Goal ▸ Output all the data exactly. Pictures do not belong in the copy.

Collected data ▸

_____

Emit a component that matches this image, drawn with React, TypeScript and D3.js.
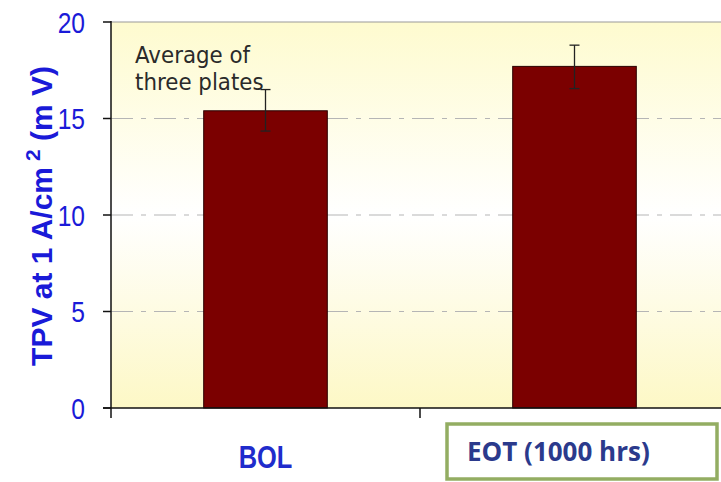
import React from "react";
import * as d3 from "d3";

const categories = ["BOL", "EOT (1000 hrs)"];
const values = [15.4, 17.7];
const errLow = [14.35, 16.55];
const errHigh = [16.5, 18.8];
const yTicks = [0, 5, 10, 15, 20];
const gridTicks = [5, 10, 15];
const annotation = ["Average of", "three plates"];

const W = 721;
const H = 482;
const left = 111;
const top = 22;
const bottom = 408;
const rightEnd = 729;

export default function App() {
  const x = d3.scaleBand<string>().domain(categories).range([left, rightEnd]).paddingInner(0.6).paddingOuter(0.3);
  const band = d3.scaleBand<string>().domain(categories).range([left, rightEnd]).padding(0);
  const y = d3.scaleLinear().domain([0, 20]).range([bottom, top]);
  const blue = "#1a1ad8";

  return (
    <svg width={W} height={H} style={{ position: "absolute", left: 0, top: 0, background: "#fff" }}>
      <defs>
        <linearGradient id="bg" x1="0" y1="0" x2="0" y2="1">
          <stop offset="0" stopColor="#fefbcf" />
          <stop offset="0.5" stopColor="#ffffff" />
          <stop offset="1" stopColor="#fdf8c6" />
        </linearGradient>
      </defs>
      <rect x={left} y={top} width={W - left} height={bottom - top} fill="url(#bg)" />
      <line x1={left} x2={W} y1={top} y2={top} stroke="#999" strokeWidth={1.2} />
      {gridTicks.map((t) => (
        <line key={t} x1={left} x2={W} y1={y(t)} y2={y(t)} stroke="#b5b5b5" strokeWidth={1.2} strokeDasharray="22 8 5 8" />
      ))}
      {annotation.map((s, i) => (
        <text key={i} transform={`translate(135,${63 + i * 27}) scale(0.93,1)`} fontFamily="DejaVu Sans, Verdana, sans-serif" fontSize={23} fill="#2a2a2a">
          {s}
        </text>
      ))}
      {categories.map((c, i) => {
        const bx = x(c)!;
        const cx = bx + x.bandwidth() / 2;
        return (
          <g key={c}>
            <rect x={bx} y={y(values[i])} width={x.bandwidth()} height={bottom - y(values[i])} fill="#7b0000" stroke="#2a0000" strokeWidth={1} />
            <line x1={cx} x2={cx} y1={y(errLow[i])} y2={y(errHigh[i])} stroke="#222" strokeWidth={1.3} />
            <line x1={cx - 5} x2={cx + 5} y1={y(errHigh[i])} y2={y(errHigh[i])} stroke="#222" strokeWidth={1.3} />
            <line x1={cx - 5} x2={cx + 5} y1={y(errLow[i])} y2={y(errLow[i])} stroke="#222" strokeWidth={1.3} />
          </g>
        );
      })}
      <line x1={left} x2={left} y1={top - 1} y2={bottom + 10} stroke="#111" strokeWidth={1.5} />
      <line x1={left - 8} x2={W} y1={bottom} y2={bottom} stroke="#111" strokeWidth={1.5} />
      {categories.map((c, i) => (
        i > 0 ? <line key={c} x1={band(c)!} x2={band(c)!} y1={bottom} y2={bottom + 10} stroke="#111" strokeWidth={1.5} /> : null
      ))}
      {yTicks.map((t) => (
        <g key={t}>
          <line x1={left - 8} x2={left} y1={y(t)} y2={y(t)} stroke="#111" strokeWidth={1.5} />
          <text transform={`translate(85,${y(t)}) scale(0.82,1)`} dy="0.36em" textAnchor="end" fontFamily="Liberation Sans, Arial, sans-serif" fontSize={30} fill={blue}>
            {t}
          </text>
        </g>
      ))}
      <text transform={`translate(52,${(top + bottom) / 2 + 1}) rotate(-90)`} textAnchor="middle" fontFamily="Liberation Sans, Arial, sans-serif" fontWeight="bold" fontSize={30} fill={blue}>
        TPV at 1 A/cm<tspan dy="-12" fontSize={21}> 2</tspan><tspan dy="12"> (m V)</tspan>
      </text>
      <text transform={`translate(${x(categories[0])! + x.bandwidth() / 2},468) scale(0.82,1)`} textAnchor="middle" fontFamily="Liberation Sans, Arial, sans-serif" fontWeight="bold" fontSize={31} fill="#1f2ccc">
        {categories[0]}
      </text>
      <rect x={447} y={424} width={270} height={55} fill="#fff" stroke="#93ad62" strokeWidth={3.5} />
      <text x={467} y={461} fontFamily="Open Sans, Noto Sans, sans-serif" fontWeight="bold" fontSize={26} fill="#2b3a8c">
        {categories[1]}
      </text>
    </svg>
  );
}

_____

Solution for this problem ▸
Emit a component that matches this image, drawn with React, TypeScript and D3.js.
import React from "react";
import * as d3 from "d3";

const categories = ["BOL", "EOT (1000 hrs)"];
const values = [15.4, 17.7];
const errLow = [14.35, 16.55];
const errHigh = [16.5, 18.8];
const yTicks = [0, 5, 10, 15, 20];
const gridTicks = [5, 10, 15];
const annotation = ["Average of", "three plates"];

const W = 721;
const H = 482;
const left = 111;
const top = 22;
const bottom = 408;
const rightEnd = 729;

export default function App() {
  const x = d3.scaleBand<string>().domain(categories).range([left, rightEnd]).paddingInner(0.6).paddingOuter(0.3);
  const band = d3.scaleBand<string>().domain(categories).range([left, rightEnd]).padding(0);
  const y = d3.scaleLinear().domain([0, 20]).range([bottom, top]);
  const blue = "#1a1ad8";

  return (
    <svg width={W} height={H} style={{ position: "absolute", left: 0, top: 0, background: "#fff" }}>
      <defs>
        <linearGradient id="bg" x1="0" y1="0" x2="0" y2="1">
          <stop offset="0" stopColor="#fefbcf" />
          <stop offset="0.5" stopColor="#ffffff" />
          <stop offset="1" stopColor="#fdf8c6" />
        </linearGradient>
      </defs>
      <rect x={left} y={top} width={W - left} height={bottom - top} fill="url(#bg)" />
      <line x1={left} x2={W} y1={top} y2={top} stroke="#999" strokeWidth={1.2} />
      {gridTicks.map((t) => (
        <line key={t} x1={left} x2={W} y1={y(t)} y2={y(t)} stroke="#b5b5b5" strokeWidth={1.2} strokeDasharray="22 8 5 8" />
      ))}
      {annotation.map((s, i) => (
        <text key={i} transform={`translate(135,${63 + i * 27}) scale(0.93,1)`} fontFamily="DejaVu Sans, Verdana, sans-serif" fontSize={23} fill="#2a2a2a">
          {s}
        </text>
      ))}
      {categories.map((c, i) => {
        const bx = x(c)!;
        const cx = bx + x.bandwidth() / 2;
        return (
          <g key={c}>
            <rect x={bx} y={y(values[i])} width={x.bandwidth()} height={bottom - y(values[i])} fill="#7b0000" stroke="#2a0000" strokeWidth={1} />
            <line x1={cx} x2={cx} y1={y(errLow[i])} y2={y(errHigh[i])} stroke="#222" strokeWidth={1.3} />
            <line x1={cx - 5} x2={cx + 5} y1={y(errHigh[i])} y2={y(errHigh[i])} stroke="#222" strokeWidth={1.3} />
            <line x1={cx - 5} x2={cx + 5} y1={y(errLow[i])} y2={y(errLow[i])} stroke="#222" strokeWidth={1.3} />
          </g>
        );
      })}
      <line x1={left} x2={left} y1={top - 1} y2={bottom + 10} stroke="#111" strokeWidth={1.5} />
      <line x1={left - 8} x2={W} y1={bottom} y2={bottom} stroke="#111" strokeWidth={1.5} />
      {categories.map((c, i) => (
        i > 0 ? <line key={c} x1={band(c)!} x2={band(c)!} y1={bottom} y2={bottom + 10} stroke="#111" strokeWidth={1.5} /> : null
      ))}
      {yTicks.map((t) => (
        <g key={t}>
          <line x1={left - 8} x2={left} y1={y(t)} y2={y(t)} stroke="#111" strokeWidth={1.5} />
          <text transform={`translate(85,${y(t)}) scale(0.82,1)`} dy="0.36em" textAnchor="end" fontFamily="Liberation Sans, Arial, sans-serif" fontSize={30} fill={blue}>
            {t}
          </text>
        </g>
      ))}
      <text transform={`translate(52,${(top + bottom) / 2 + 1}) rotate(-90)`} textAnchor="middle" fontFamily="Liberation Sans, Arial, sans-serif" fontWeight="bold" fontSize={30} fill={blue}>
        TPV at 1 A/cm<tspan dy="-12" fontSize={21}> 2</tspan><tspan dy="12"> (m V)</tspan>
      </text>
      <text transform={`translate(${x(categories[0])! + x.bandwidth() / 2},468) scale(0.82,1)`} textAnchor="middle" fontFamily="Liberation Sans, Arial, sans-serif" fontWeight="bold" fontSize={31} fill="#1f2ccc">
        {categories[0]}
      </text>
      <rect x={447} y={424} width={270} height={55} fill="#fff" stroke="#93ad62" strokeWidth={3.5} />
      <text x={467} y={461} fontFamily="Open Sans, Noto Sans, sans-serif" fontWeight="bold" fontSize={26} fill="#2b3a8c">
        {categories[1]}
      </text>
    </svg>
  );
}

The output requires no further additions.